### [Information shown]

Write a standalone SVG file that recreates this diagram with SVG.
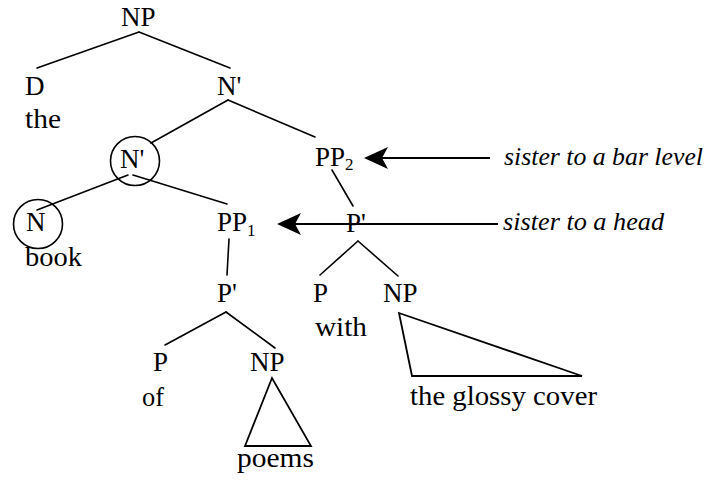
<svg xmlns="http://www.w3.org/2000/svg" width="710" height="484" viewBox="0 0 710 484">
<style>
text{font-family:"Liberation Serif","Times New Roman",serif;font-size:27px;fill:#000}
.sub{font-size:17px}
.it{font-style:italic;font-size:26px}
.edge{stroke:#000;stroke-width:1.6;fill:none;stroke-linecap:round}
.arrow{stroke:#000;stroke-width:2;fill:none}
.ring{stroke:#000;stroke-width:1.6;fill:none}
.tri{stroke:#000;stroke-width:1.8;fill:none;stroke-linejoin:miter}
</style>
<defs>
<marker id="ah" markerUnits="userSpaceOnUse" markerWidth="26" markerHeight="24" refX="22" refY="12" orient="auto">
<path d="M24,12 L0,1 L6,12 L0,23 Z" fill="#000"/>
</marker>
</defs>
<rect width="710" height="484" fill="#fff"/>
<g id="connectors">
<line class="edge" x1="139" y1="32" x2="37" y2="68"/>
<line class="edge" x1="139" y1="32" x2="230" y2="68"/>
<line class="edge" x1="228" y1="100" x2="151" y2="143"/>
<line class="edge" x1="228" y1="100" x2="315" y2="137"/>
<line class="edge" x1="128" y1="175" x2="37" y2="210"/>
<line class="edge" x1="133" y1="175" x2="227" y2="204"/>
<line class="edge" x1="332" y1="170" x2="353" y2="206"/>
<line class="edge" x1="358" y1="241" x2="320" y2="275"/>
<line class="edge" x1="358" y1="241" x2="398" y2="276"/>
<line class="edge" x1="229" y1="239" x2="227" y2="275"/>
<line class="edge" x1="226" y1="312" x2="165" y2="345"/>
<line class="edge" x1="226" y1="312" x2="275" y2="348"/>
<line class="arrow" x1="490" y1="158" x2="366" y2="158" marker-end="url(#ah)"/>
<line class="arrow" x1="498" y1="224" x2="279" y2="224" marker-end="url(#ah)"/>
</g>
<g id="np-top"><text x="121" y="26">NP</text></g>
<g id="d"><text x="25" y="95">D</text><text x="25" y="128" textLength="36" lengthAdjust="spacingAndGlyphs">the</text></g>
<g id="nbar-top"><text x="217" y="95">N'</text></g>
<g id="nbar-circled"><circle class="ring" cx="135" cy="161" r="24.5"/><text x="120" y="168">N'</text></g>
<g id="pp2"><text x="315" y="166">PP<tspan class="sub" dy="4">2</tspan></text></g>
<g id="n"><circle class="ring" cx="38" cy="224" r="24.5"/><text x="26" y="231">N</text><text x="25" y="266" textLength="57" lengthAdjust="spacingAndGlyphs">book</text></g>
<g id="pp1"><text x="217" y="231">PP<tspan class="sub" dy="5">1</tspan></text></g>
<g id="pbar2"><text x="346" y="232">P'</text></g>
<g id="p-with"><text x="313" y="302">P</text><text x="315" y="336" textLength="52" lengthAdjust="spacingAndGlyphs">with</text></g>
<g id="np-cover"><text x="383" y="302">NP</text><polygon class="tri" points="399,313 412,376 582,376"/><text x="410" y="405" textLength="187" lengthAdjust="spacingAndGlyphs">the glossy cover</text></g>
<g id="pbar1"><text x="217" y="302">P'</text></g>
<g id="p-of"><text x="153" y="371">P</text><text x="142" y="406" textLength="22" lengthAdjust="spacingAndGlyphs">of</text></g>
<g id="np-poems"><text x="250" y="371">NP</text><polygon class="tri" points="272,378 245,446 311,446"/><text x="237" y="467" textLength="77" lengthAdjust="spacingAndGlyphs">poems</text></g>
<g id="note-bar"><text class="it" x="504" y="165" textLength="199" lengthAdjust="spacingAndGlyphs">sister to a bar level</text></g>
<g id="note-head"><text class="it" x="503" y="230" textLength="161" lengthAdjust="spacingAndGlyphs">sister to a head</text></g>
</svg>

### [To do]
Print the complete listing exactly, apart from any pictures.

### [Task answer]
Write a standalone SVG file that recreates this diagram with SVG.
<svg xmlns="http://www.w3.org/2000/svg" width="710" height="484" viewBox="0 0 710 484">
<style>
text{font-family:"Liberation Serif","Times New Roman",serif;font-size:27px;fill:#000}
.sub{font-size:17px}
.it{font-style:italic;font-size:26px}
.edge{stroke:#000;stroke-width:1.6;fill:none;stroke-linecap:round}
.arrow{stroke:#000;stroke-width:2;fill:none}
.ring{stroke:#000;stroke-width:1.6;fill:none}
.tri{stroke:#000;stroke-width:1.8;fill:none;stroke-linejoin:miter}
</style>
<defs>
<marker id="ah" markerUnits="userSpaceOnUse" markerWidth="26" markerHeight="24" refX="22" refY="12" orient="auto">
<path d="M24,12 L0,1 L6,12 L0,23 Z" fill="#000"/>
</marker>
</defs>
<rect width="710" height="484" fill="#fff"/>
<g id="connectors">
<line class="edge" x1="139" y1="32" x2="37" y2="68"/>
<line class="edge" x1="139" y1="32" x2="230" y2="68"/>
<line class="edge" x1="228" y1="100" x2="151" y2="143"/>
<line class="edge" x1="228" y1="100" x2="315" y2="137"/>
<line class="edge" x1="128" y1="175" x2="37" y2="210"/>
<line class="edge" x1="133" y1="175" x2="227" y2="204"/>
<line class="edge" x1="332" y1="170" x2="353" y2="206"/>
<line class="edge" x1="358" y1="241" x2="320" y2="275"/>
<line class="edge" x1="358" y1="241" x2="398" y2="276"/>
<line class="edge" x1="229" y1="239" x2="227" y2="275"/>
<line class="edge" x1="226" y1="312" x2="165" y2="345"/>
<line class="edge" x1="226" y1="312" x2="275" y2="348"/>
<line class="arrow" x1="490" y1="158" x2="366" y2="158" marker-end="url(#ah)"/>
<line class="arrow" x1="498" y1="224" x2="279" y2="224" marker-end="url(#ah)"/>
</g>
<g id="np-top"><text x="121" y="26">NP</text></g>
<g id="d"><text x="25" y="95">D</text><text x="25" y="128" textLength="36" lengthAdjust="spacingAndGlyphs">the</text></g>
<g id="nbar-top"><text x="217" y="95">N'</text></g>
<g id="nbar-circled"><circle class="ring" cx="135" cy="161" r="24.5"/><text x="120" y="168">N'</text></g>
<g id="pp2"><text x="315" y="166">PP<tspan class="sub" dy="4">2</tspan></text></g>
<g id="n"><circle class="ring" cx="38" cy="224" r="24.5"/><text x="26" y="231">N</text><text x="25" y="266" textLength="57" lengthAdjust="spacingAndGlyphs">book</text></g>
<g id="pp1"><text x="217" y="231">PP<tspan class="sub" dy="5">1</tspan></text></g>
<g id="pbar2"><text x="346" y="232">P'</text></g>
<g id="p-with"><text x="313" y="302">P</text><text x="315" y="336" textLength="52" lengthAdjust="spacingAndGlyphs">with</text></g>
<g id="np-cover"><text x="383" y="302">NP</text><polygon class="tri" points="399,313 412,376 582,376"/><text x="410" y="405" textLength="187" lengthAdjust="spacingAndGlyphs">the glossy cover</text></g>
<g id="pbar1"><text x="217" y="302">P'</text></g>
<g id="p-of"><text x="153" y="371">P</text><text x="142" y="406" textLength="22" lengthAdjust="spacingAndGlyphs">of</text></g>
<g id="np-poems"><text x="250" y="371">NP</text><polygon class="tri" points="272,378 245,446 311,446"/><text x="237" y="467" textLength="77" lengthAdjust="spacingAndGlyphs">poems</text></g>
<g id="note-bar"><text class="it" x="504" y="165" textLength="199" lengthAdjust="spacingAndGlyphs">sister to a bar level</text></g>
<g id="note-head"><text class="it" x="503" y="230" textLength="161" lengthAdjust="spacingAndGlyphs">sister to a head</text></g>
</svg>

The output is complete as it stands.